Model minority tag hides Asian drop-out problem

7th May 2004 at 01:00
Dorothy Lepkowska reports from the annual American Educational Research Association conference in San Diego

The well-publicised academic achievements of Chinese, Japanese and Korean-American teen-agers are masking high drop-out rates in other Asian communities.

Media reports of Asian children's success have created a myth that they are a model minority who never fail in school, said Guofang Li, an assistant professor at the State University of New York at Buffalo.

In fact there is a wide spread of achievement within and between Asian groups. Laotian and Vietnamese children often struggle in school and sometimes have higher drop-out rates than their white schoolmates.

Many Hmong pupils (whose parents came from China, Thailand and Laos) are also falling behind, partly because more than half of them are from families living below the poverty line.

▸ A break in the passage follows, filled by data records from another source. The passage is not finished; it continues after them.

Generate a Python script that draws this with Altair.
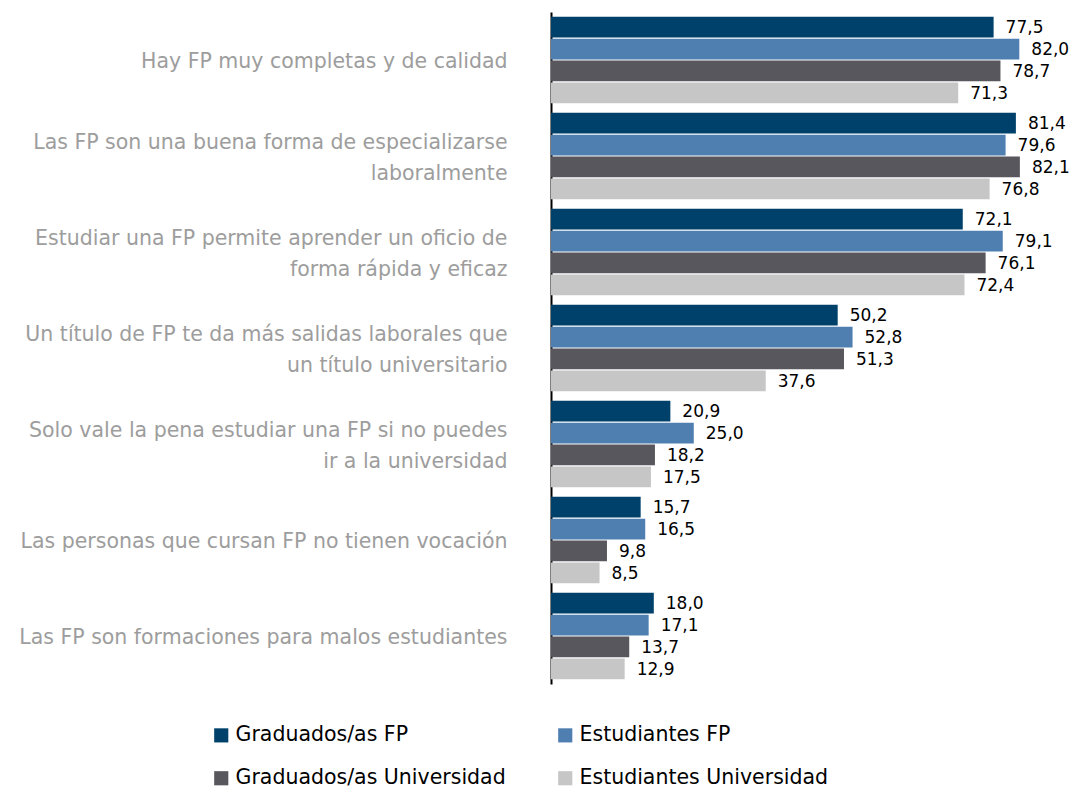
import altair as alt
import pandas as pd

categories = [
    "Hay FP muy completas y de calidad",
    "Las FP son una buena forma de especializarse|laboralmente",
    "Estudiar una FP permite aprender un oficio de|forma rápida y eficaz",
    "Un título de FP te da más salidas laborales que|un título universitario",
    "Solo vale la pena estudiar una FP si no puedes|ir a la universidad",
    "Las personas que cursan FP no tienen vocación",
    "Las FP son formaciones para malos estudiantes",
]
series = ["Graduados/as FP", "Estudiantes FP", "Graduados/as Universidad", "Estudiantes Universidad"]
grad_fp = [77.5, 81.4, 72.1, 50.2, 20.9, 15.7, 18.0]
est_fp = [82.0, 79.6, 79.1, 52.8, 25.0, 16.5, 17.1]
grad_uni = [78.7, 82.1, 76.1, 51.3, 18.2, 9.8, 13.7]
est_uni = [71.3, 76.8, 72.4, 37.6, 17.5, 8.5, 12.9]
colors = ["#00416b", "#4f7fb1", "#57575d", "#c6c6c6"]

rows = []
for s, vals in zip(series, [grad_fp, est_fp, grad_uni, est_uni]):
    for c, v in zip(categories, vals):
        rows.append({"cat": c, "serie": s, "value": v})
df = pd.DataFrame(rows)

FONT = "DejaVu Sans"

y_enc = alt.Y(
    "cat:N",
    sort=categories,
    scale=alt.Scale(paddingInner=0.1, paddingOuter=0.05),
    axis=alt.Axis(
        title=None,
        ticks=False,
        domain=True,
        domainColor="#000000",
        domainWidth=2,
        labelExpr="split(datum.label, '|')",
        labelFont=FONT,
        labelFontSize=20.5,
        labelColor="#9d9d9d",
        labelLineHeight=31,
        labelPadding=44,
        labelLimit=600,
        labelBaseline="middle",
        labelOffset={
            "condition": {"test": "indexof(datum.value, '|') >= 0", "value": -13.5},
            "value": 2,
        },
    ),
)
yoff = alt.YOffset("serie:N", sort=series, scale=alt.Scale(paddingInner=0.05))
x_enc = alt.X("value:Q", scale=alt.Scale(domain=[0, 90]), axis=None)

bars = alt.Chart(df).mark_bar().encode(
    x=x_enc,
    y=y_enc,
    yOffset=yoff,
    color=alt.Color(
        "serie:N",
        sort=series,
        scale=alt.Scale(domain=series, range=colors),
        legend=alt.Legend(
            title=None,
            orient="none",
            legendX=-340,
            legendY=713,
            direction="horizontal",
            columns=2,
            columnPadding=49,
            rowPadding=22,
            symbolType="square",
            symbolSize=200,
            symbolStrokeWidth=0,
            symbolOffset=0,
            labelFont=FONT,
            labelFontSize=20.5,
            labelColor="#000000",
            labelLimit=400,
            labelOffset=4,
        ),
    ),
)

texts = alt.Chart(df).transform_calculate(
    lbl="replace(format(datum.value, '.1f'), '.', ',')"
).mark_text(align="left", baseline="middle", dx=12, dy=1, font=FONT, fontSize=17, color="#000000").encode(
    x=x_enc,
    y=alt.Y("cat:N", sort=categories),
    yOffset=yoff,
    text="lbl:N",
)

chart = (
    alt.layer(bars, texts)
    .properties(
        width=514,
        height=672,
        autosize=alt.AutoSizeParams(type="none"),
        padding={"left": 543, "top": 4, "right": 4, "bottom": 110},
    )
    .configure_view(stroke=None)
)
chart.save("out.html", embed_options={"renderer": "svg", "actions": False})
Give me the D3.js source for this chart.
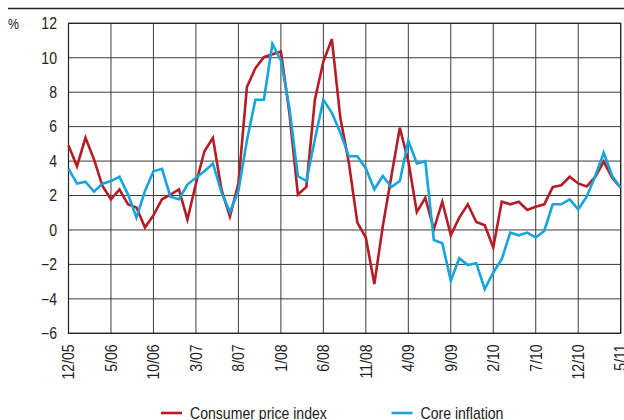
<!DOCTYPE html>
<html>
<head>
<meta charset="utf-8">
<script src="https://cdn.jsdelivr.net/npm/d3@7"></script>
<style>
  body { margin: 0; background: #fff; }
  svg { display: block; font-family: "Liberation Sans", Arial, sans-serif; }
  .grid line { stroke: #3a3a3a; stroke-width: 1; }
  text { fill: #222; font-size: 16px; }
</style>
</head>
<body>
<div id="chart"></div>
<script>
var months = ['12/05','1/06','2/06','3/06','4/06','5/06','6/06','7/06','8/06','9/06','10/06','11/06',
    '12/06','1/07','2/07','3/07','4/07','5/07','6/07','7/07','8/07','9/07','10/07','11/07',
    '12/07','1/08','2/08','3/08','4/08','5/08','6/08','7/08','8/08','9/08','10/08','11/08',
    '12/08','1/09','2/09','3/09','4/09','5/09','6/09','7/09','8/09','9/09','10/09','11/09',
    '12/09','1/10','2/10','3/10','4/10','5/10','6/10','7/10','8/10','9/10','10/10','11/10',
    '12/10','1/11','2/11','3/11','4/11','5/11'];

var tickLabels = ['12/05','5/06','10/06','3/07','8/07','1/08','6/08','11/08','4/09','9/09','2/10','7/10','12/10','5/11'];
var yTicks = [-6, -4, -2, 0, 2, 4, 6, 8, 10, 12];

// Consumer price index, % y/y
var cpi = [4.9, 3.7, 5.35, 4.1, 2.55, 1.78, 2.35, 1.49, 1.3, 0.14, 0.85, 1.78,
    2.05, 2.35, 0.6, 2.7, 4.57, 5.35, 2.35, 0.78, 2.7, 8.3, 9.4, 10.03,
    10.2, 10.36, 6.8, 2.06, 2.5, 7.56, 9.78, 11.08, 6.5, 3.9, 0.43, -0.44,
    -3.14, 0.23, 3.1, 5.93, 4.0, 1.04, 1.87, 0.04, 1.64, -0.3, 0.72, 1.49,
    0.46, 0.27, -1.02, 1.64, 1.49, 1.64, 1.16, 1.35, 1.49, 2.49, 2.6, 3.09,
    2.7, 2.53, 3.08, 3.97, 3.03, 2.45];

// Core inflation, % y/y
var core = [3.55, 2.69, 2.8, 2.22, 2.69, 2.84, 3.09, 2.07, 0.72, 2.26, 3.41, 3.55,
    1.93, 1.78, 2.64, 3.03, 3.41, 3.86, 2.2, 1.04, 2.26, 5.2, 7.56, 7.56,
    10.8, 9.85, 7.1, 3.13, 2.84, 5.25, 7.56, 6.8, 5.64, 4.28, 4.28, 3.57,
    2.36, 3.13, 2.49, 2.84, 5.19, 3.86, 3.99, -0.58, -0.77, -2.95, -1.64, -2.04,
    -1.93, -3.43, -2.47, -1.7, -0.15, -0.31, -0.15, -0.44, -0.06, 1.49, 1.49, 1.78,
    1.2, 1.93, 3.13, 4.48, 3.13, 2.45];

var width = 624, height = 420,
    plotLeft = 68.5, plotRight = 620.7, plotTop = 23.3, plotBottom = 333.3,
    squeeze = "scale(0.88,1)";   // condensed look of the original typeface

var svg = d3.select("#chart").append("svg")
    .attr("width", width)
    .attr("height", height);

var x = d3.scalePoint()
    .domain(months)
    .range([plotLeft, plotRight]);

var y = d3.scaleLinear()
    .domain([-6, 12])
    .range([plotBottom, plotTop]);

// rule across the top
svg.append("line")
    .attr("x1", 8).attr("x2", width)
    .attr("y1", 8.5).attr("y2", 8.5)
    .attr("stroke", "#222")
    .attr("stroke-width", 1.5);

svg.append("text")
    .attr("transform", "translate(8,29)" + squeeze)
    .style("font-size", "14px")
    .text("%");

// grid
var grid = svg.append("g").attr("class", "grid");

grid.selectAll(".hline")
    .data(yTicks)
  .enter().append("line")
    .attr("x1", plotLeft).attr("x2", plotRight)
    .attr("y1", function(d) { return y(d); })
    .attr("y2", function(d) { return y(d); });

grid.selectAll(".vline")
    .data(tickLabels)
  .enter().append("line")
    .attr("x1", function(d) { return x(d); })
    .attr("x2", function(d) { return x(d); })
    .attr("y1", plotTop).attr("y2", plotBottom);

// frame
svg.append("rect")
    .attr("x", plotLeft).attr("y", plotTop)
    .attr("width", plotRight - plotLeft).attr("height", plotBottom - plotTop)
    .attr("fill", "none")
    .attr("stroke", "#222")
    .attr("stroke-width", 1.2);

// y labels
svg.selectAll(".ylab")
    .data(yTicks)
  .enter().append("text")
    .attr("class", "ylab")
    .attr("transform", function(d) { return "translate(57," + y(d) + ")" + squeeze; })
    .attr("dy", "0.36em")
    .attr("text-anchor", "end")
    .text(function(d) { return d < 0 ? "\u2212" + Math.abs(d) : d; });

// x labels, rotated
svg.selectAll(".xlab")
    .data(tickLabels)
  .enter().append("text")
    .attr("class", "xlab")
    .attr("transform", function(d) { return "translate(" + x(d) + "," + (plotBottom + 11) + ")rotate(-90)" + squeeze; })
    .attr("dy", "0.36em")
    .attr("text-anchor", "end")
    .text(function(d) { return d; });

// lines
var line = d3.line()
    .x(function(d, i) { return x(months[i]); })
    .y(function(d) { return y(d); });

svg.append("path")
    .datum(cpi)
    .attr("fill", "none")
    .attr("stroke", "#b71c25")
    .attr("stroke-width", 2.6)
    .attr("d", line);

svg.append("path")
    .datum(core)
    .attr("fill", "none")
    .attr("stroke", "#14a5dc")
    .attr("stroke-width", 2.6)
    .attr("d", line);

// legend
var items = [
    { name: "Consumer price index", color: "#b71c25", x: 161 },
    { name: "Core inflation", color: "#14a5dc", x: 391.5 }
];
var item = svg.append("g").selectAll("g")
    .data(items)
  .enter().append("g")
    .attr("transform", function(d) { return "translate(" + d.x + ",413)"; });

item.append("line")
    .attr("x1", 0).attr("x2", 21)
    .attr("stroke", function(d) { return d.color; })
    .attr("stroke-width", 2.6);

item.append("text")
    .attr("transform", "translate(29,0)" + squeeze)
    .attr("dy", "0.36em")
    .text(function(d) { return d.name; });
</script>
</body>
</html>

Their high school drop-out figures are starting to cause concern, Dr Li said, but the true totals might be even worse than education administrators feared.

"Asian drop-out rates in general may be underestimated because their numbers are less well-documented," she said. "It's only in the inner-city areas where there is a large Asian population that the drop-outs become more visible."

Dr Li accepted that Asian students generally outscore all other ethnic groups in maths but said that in some states, such as Minnesota and Alaska, at least 50 per cent of Asian elementary school children were below the basic reading level.

"Many of these children are from immigrant families who may not receive the help they need from schools," she said. "Unfortunately, because of the model minority myth, there is a tendency to 'blame the victim' who falls behind rather than offer the necessary support.

"One family I interviewed was struggling to make a living in the restaurant trade but they bought the Encyclopaedia Britannica for their children and asked the school for more English lessons.

"The school said the remedial class was best for them but as they were being taught about kitchen safety and how to catch a bus it was not necessarily helping their literacy."